WHAT YOU SHOULD DO:
Below is some material; set it all down exactly, apart from the pictures.

RECORDED INFORMATION:
<<<<
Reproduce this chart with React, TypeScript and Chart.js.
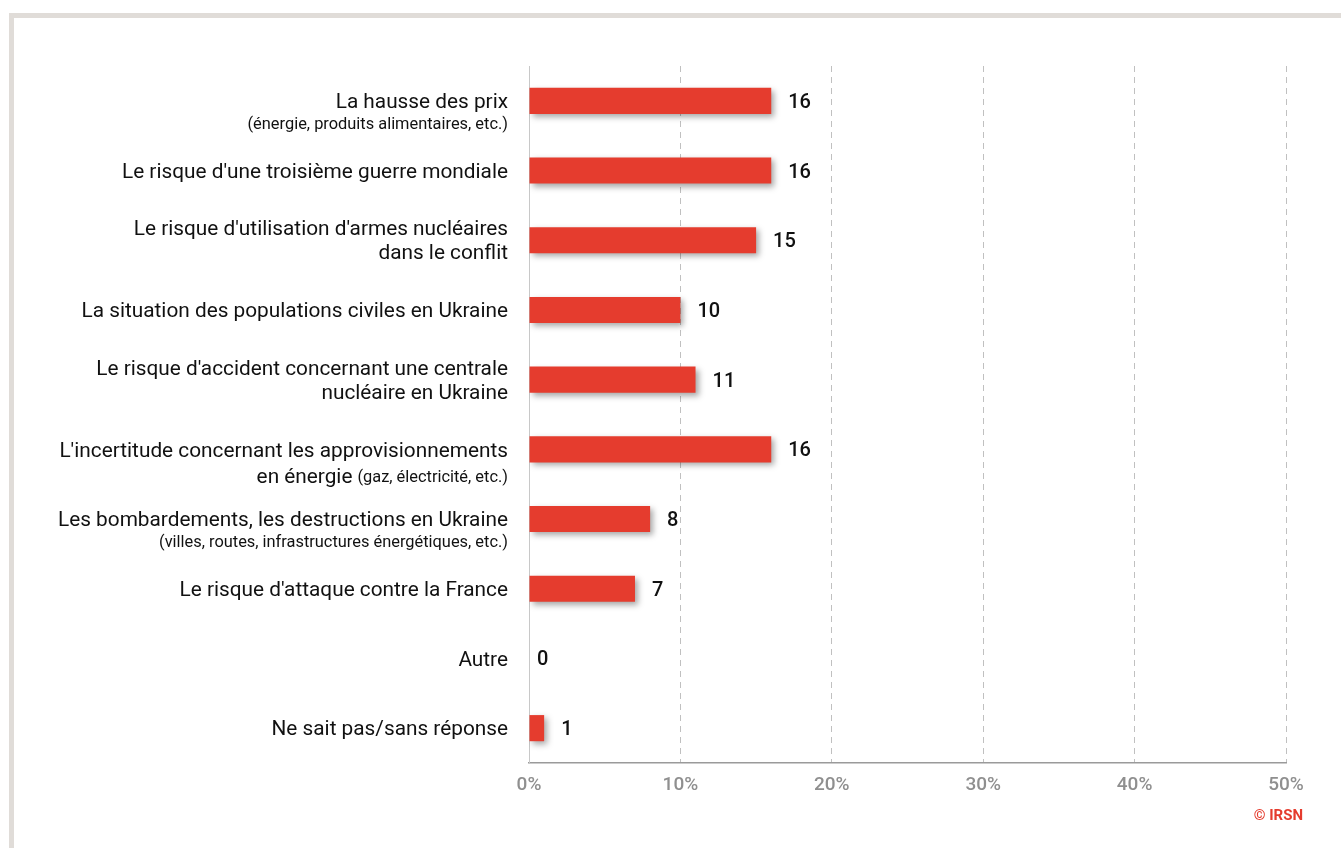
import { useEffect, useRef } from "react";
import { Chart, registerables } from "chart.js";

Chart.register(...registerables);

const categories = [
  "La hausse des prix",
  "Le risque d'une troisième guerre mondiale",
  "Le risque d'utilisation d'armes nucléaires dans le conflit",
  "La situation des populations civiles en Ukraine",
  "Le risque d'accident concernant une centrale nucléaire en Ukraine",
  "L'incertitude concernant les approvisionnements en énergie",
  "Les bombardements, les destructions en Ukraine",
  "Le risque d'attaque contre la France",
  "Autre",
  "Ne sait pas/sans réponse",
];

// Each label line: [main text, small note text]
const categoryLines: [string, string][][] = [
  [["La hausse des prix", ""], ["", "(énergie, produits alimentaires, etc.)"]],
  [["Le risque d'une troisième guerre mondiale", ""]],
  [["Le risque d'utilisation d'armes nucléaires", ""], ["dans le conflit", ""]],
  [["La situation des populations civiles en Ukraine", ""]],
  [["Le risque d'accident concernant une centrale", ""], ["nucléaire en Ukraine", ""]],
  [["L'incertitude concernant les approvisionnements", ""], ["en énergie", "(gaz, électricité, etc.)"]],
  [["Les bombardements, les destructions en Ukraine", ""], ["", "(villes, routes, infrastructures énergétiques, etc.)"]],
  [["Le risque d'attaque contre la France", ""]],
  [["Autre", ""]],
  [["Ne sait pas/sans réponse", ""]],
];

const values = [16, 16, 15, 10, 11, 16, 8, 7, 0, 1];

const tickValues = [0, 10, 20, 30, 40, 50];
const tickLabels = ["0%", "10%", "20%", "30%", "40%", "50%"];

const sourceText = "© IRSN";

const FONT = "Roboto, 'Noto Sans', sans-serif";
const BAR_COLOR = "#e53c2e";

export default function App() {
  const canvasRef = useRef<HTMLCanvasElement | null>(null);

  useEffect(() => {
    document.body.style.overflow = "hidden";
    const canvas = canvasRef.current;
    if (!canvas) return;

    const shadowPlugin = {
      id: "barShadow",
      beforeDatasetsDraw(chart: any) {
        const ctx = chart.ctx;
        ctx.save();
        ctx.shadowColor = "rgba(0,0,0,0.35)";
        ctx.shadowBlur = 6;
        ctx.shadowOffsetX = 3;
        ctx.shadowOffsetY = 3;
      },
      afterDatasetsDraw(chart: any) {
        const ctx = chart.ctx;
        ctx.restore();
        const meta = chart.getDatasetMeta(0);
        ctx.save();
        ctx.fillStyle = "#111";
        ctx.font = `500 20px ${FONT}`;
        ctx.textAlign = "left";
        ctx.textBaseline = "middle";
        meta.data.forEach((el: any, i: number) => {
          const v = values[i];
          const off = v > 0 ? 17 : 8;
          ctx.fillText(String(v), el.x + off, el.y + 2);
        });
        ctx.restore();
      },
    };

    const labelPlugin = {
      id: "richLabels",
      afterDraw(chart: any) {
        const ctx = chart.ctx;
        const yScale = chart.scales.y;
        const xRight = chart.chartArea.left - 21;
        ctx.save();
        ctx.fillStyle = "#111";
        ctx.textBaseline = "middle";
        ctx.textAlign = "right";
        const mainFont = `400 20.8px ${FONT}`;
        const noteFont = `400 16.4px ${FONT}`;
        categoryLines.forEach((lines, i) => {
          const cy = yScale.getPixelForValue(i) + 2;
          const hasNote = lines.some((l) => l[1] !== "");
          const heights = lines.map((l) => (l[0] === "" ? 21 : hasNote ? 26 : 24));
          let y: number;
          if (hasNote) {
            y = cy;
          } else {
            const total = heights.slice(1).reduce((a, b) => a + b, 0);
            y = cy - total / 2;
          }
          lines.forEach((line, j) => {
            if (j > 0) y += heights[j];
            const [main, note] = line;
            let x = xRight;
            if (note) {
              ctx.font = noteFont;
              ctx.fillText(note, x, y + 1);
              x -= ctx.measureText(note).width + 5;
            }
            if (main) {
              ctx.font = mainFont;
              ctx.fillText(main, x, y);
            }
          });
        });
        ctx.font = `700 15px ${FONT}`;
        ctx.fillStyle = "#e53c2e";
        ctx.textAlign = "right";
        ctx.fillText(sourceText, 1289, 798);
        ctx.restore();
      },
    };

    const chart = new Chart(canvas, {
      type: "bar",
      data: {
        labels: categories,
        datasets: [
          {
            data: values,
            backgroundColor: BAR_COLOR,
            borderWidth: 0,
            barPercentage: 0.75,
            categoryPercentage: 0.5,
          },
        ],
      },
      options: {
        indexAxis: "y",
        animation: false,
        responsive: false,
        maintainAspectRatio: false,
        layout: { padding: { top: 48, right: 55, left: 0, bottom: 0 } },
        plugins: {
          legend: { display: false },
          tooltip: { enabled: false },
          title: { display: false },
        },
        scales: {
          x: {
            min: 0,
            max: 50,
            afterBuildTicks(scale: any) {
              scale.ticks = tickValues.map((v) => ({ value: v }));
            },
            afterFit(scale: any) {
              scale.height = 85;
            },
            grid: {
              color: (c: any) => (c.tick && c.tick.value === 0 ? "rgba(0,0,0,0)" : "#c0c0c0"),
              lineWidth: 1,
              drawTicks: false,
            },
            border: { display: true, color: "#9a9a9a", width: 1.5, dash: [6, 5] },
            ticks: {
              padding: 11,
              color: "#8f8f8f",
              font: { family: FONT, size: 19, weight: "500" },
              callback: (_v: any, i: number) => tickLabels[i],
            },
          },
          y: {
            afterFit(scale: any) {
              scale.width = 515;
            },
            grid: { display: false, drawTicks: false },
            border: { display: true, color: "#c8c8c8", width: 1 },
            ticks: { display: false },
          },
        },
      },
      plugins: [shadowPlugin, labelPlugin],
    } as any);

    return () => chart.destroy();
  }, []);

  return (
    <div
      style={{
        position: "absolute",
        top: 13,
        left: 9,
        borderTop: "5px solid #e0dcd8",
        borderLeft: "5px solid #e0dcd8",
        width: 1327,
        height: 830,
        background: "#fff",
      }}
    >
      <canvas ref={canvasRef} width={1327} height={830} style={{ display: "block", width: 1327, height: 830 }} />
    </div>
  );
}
>>>>
THE OUTPUT:
Reproduce this chart with React, TypeScript and Chart.js.
import { useEffect, useRef } from "react";
import { Chart, registerables } from "chart.js";

Chart.register(...registerables);

const categories = [
  "La hausse des prix",
  "Le risque d'une troisième guerre mondiale",
  "Le risque d'utilisation d'armes nucléaires dans le conflit",
  "La situation des populations civiles en Ukraine",
  "Le risque d'accident concernant une centrale nucléaire en Ukraine",
  "L'incertitude concernant les approvisionnements en énergie",
  "Les bombardements, les destructions en Ukraine",
  "Le risque d'attaque contre la France",
  "Autre",
  "Ne sait pas/sans réponse",
];

// Each label line: [main text, small note text]
const categoryLines: [string, string][][] = [
  [["La hausse des prix", ""], ["", "(énergie, produits alimentaires, etc.)"]],
  [["Le risque d'une troisième guerre mondiale", ""]],
  [["Le risque d'utilisation d'armes nucléaires", ""], ["dans le conflit", ""]],
  [["La situation des populations civiles en Ukraine", ""]],
  [["Le risque d'accident concernant une centrale", ""], ["nucléaire en Ukraine", ""]],
  [["L'incertitude concernant les approvisionnements", ""], ["en énergie", "(gaz, électricité, etc.)"]],
  [["Les bombardements, les destructions en Ukraine", ""], ["", "(villes, routes, infrastructures énergétiques, etc.)"]],
  [["Le risque d'attaque contre la France", ""]],
  [["Autre", ""]],
  [["Ne sait pas/sans réponse", ""]],
];

const values = [16, 16, 15, 10, 11, 16, 8, 7, 0, 1];

const tickValues = [0, 10, 20, 30, 40, 50];
const tickLabels = ["0%", "10%", "20%", "30%", "40%", "50%"];

const sourceText = "© IRSN";

const FONT = "Roboto, 'Noto Sans', sans-serif";
const BAR_COLOR = "#e53c2e";

export default function App() {
  const canvasRef = useRef<HTMLCanvasElement | null>(null);

  useEffect(() => {
    document.body.style.overflow = "hidden";
    const canvas = canvasRef.current;
    if (!canvas) return;

    const shadowPlugin = {
      id: "barShadow",
      beforeDatasetsDraw(chart: any) {
        const ctx = chart.ctx;
        ctx.save();
        ctx.shadowColor = "rgba(0,0,0,0.35)";
        ctx.shadowBlur = 6;
        ctx.shadowOffsetX = 3;
        ctx.shadowOffsetY = 3;
      },
      afterDatasetsDraw(chart: any) {
        const ctx = chart.ctx;
        ctx.restore();
        const meta = chart.getDatasetMeta(0);
        ctx.save();
        ctx.fillStyle = "#111";
        ctx.font = `500 20px ${FONT}`;
        ctx.textAlign = "left";
        ctx.textBaseline = "middle";
        meta.data.forEach((el: any, i: number) => {
          const v = values[i];
          const off = v > 0 ? 17 : 8;
          ctx.fillText(String(v), el.x + off, el.y + 2);
        });
        ctx.restore();
      },
    };

    const labelPlugin = {
      id: "richLabels",
      afterDraw(chart: any) {
        const ctx = chart.ctx;
        const yScale = chart.scales.y;
        const xRight = chart.chartArea.left - 21;
        ctx.save();
        ctx.fillStyle = "#111";
        ctx.textBaseline = "middle";
        ctx.textAlign = "right";
        const mainFont = `400 20.8px ${FONT}`;
        const noteFont = `400 16.4px ${FONT}`;
        categoryLines.forEach((lines, i) => {
          const cy = yScale.getPixelForValue(i) + 2;
          const hasNote = lines.some((l) => l[1] !== "");
          const heights = lines.map((l) => (l[0] === "" ? 21 : hasNote ? 26 : 24));
          let y: number;
          if (hasNote) {
            y = cy;
          } else {
            const total = heights.slice(1).reduce((a, b) => a + b, 0);
            y = cy - total / 2;
          }
          lines.forEach((line, j) => {
            if (j > 0) y += heights[j];
            const [main, note] = line;
            let x = xRight;
            if (note) {
              ctx.font = noteFont;
              ctx.fillText(note, x, y + 1);
              x -= ctx.measureText(note).width + 5;
            }
            if (main) {
              ctx.font = mainFont;
              ctx.fillText(main, x, y);
            }
          });
        });
        ctx.font = `700 15px ${FONT}`;
        ctx.fillStyle = "#e53c2e";
        ctx.textAlign = "right";
        ctx.fillText(sourceText, 1289, 798);
        ctx.restore();
      },
    };

    const chart = new Chart(canvas, {
      type: "bar",
      data: {
        labels: categories,
        datasets: [
          {
            data: values,
            backgroundColor: BAR_COLOR,
            borderWidth: 0,
            barPercentage: 0.75,
            categoryPercentage: 0.5,
          },
        ],
      },
      options: {
        indexAxis: "y",
        animation: false,
        responsive: false,
        maintainAspectRatio: false,
        layout: { padding: { top: 48, right: 55, left: 0, bottom: 0 } },
        plugins: {
          legend: { display: false },
          tooltip: { enabled: false },
          title: { display: false },
        },
        scales: {
          x: {
            min: 0,
            max: 50,
            afterBuildTicks(scale: any) {
              scale.ticks = tickValues.map((v) => ({ value: v }));
            },
            afterFit(scale: any) {
              scale.height = 85;
            },
            grid: {
              color: (c: any) => (c.tick && c.tick.value === 0 ? "rgba(0,0,0,0)" : "#c0c0c0"),
              lineWidth: 1,
              drawTicks: false,
            },
            border: { display: true, color: "#9a9a9a", width: 1.5, dash: [6, 5] },
            ticks: {
              padding: 11,
              color: "#8f8f8f",
              font: { family: FONT, size: 19, weight: "500" },
              callback: (_v: any, i: number) => tickLabels[i],
            },
          },
          y: {
            afterFit(scale: any) {
              scale.width = 515;
            },
            grid: { display: false, drawTicks: false },
            border: { display: true, color: "#c8c8c8", width: 1 },
            ticks: { display: false },
          },
        },
      },
      plugins: [shadowPlugin, labelPlugin],
    } as any);

    return () => chart.destroy();
  }, []);

  return (
    <div
      style={{
        position: "absolute",
        top: 13,
        left: 9,
        borderTop: "5px solid #e0dcd8",
        borderLeft: "5px solid #e0dcd8",
        width: 1327,
        height: 830,
        background: "#fff",
      }}
    >
      <canvas ref={canvasRef} width={1327} height={830} style={{ display: "block", width: 1327, height: 830 }} />
    </div>
  );
}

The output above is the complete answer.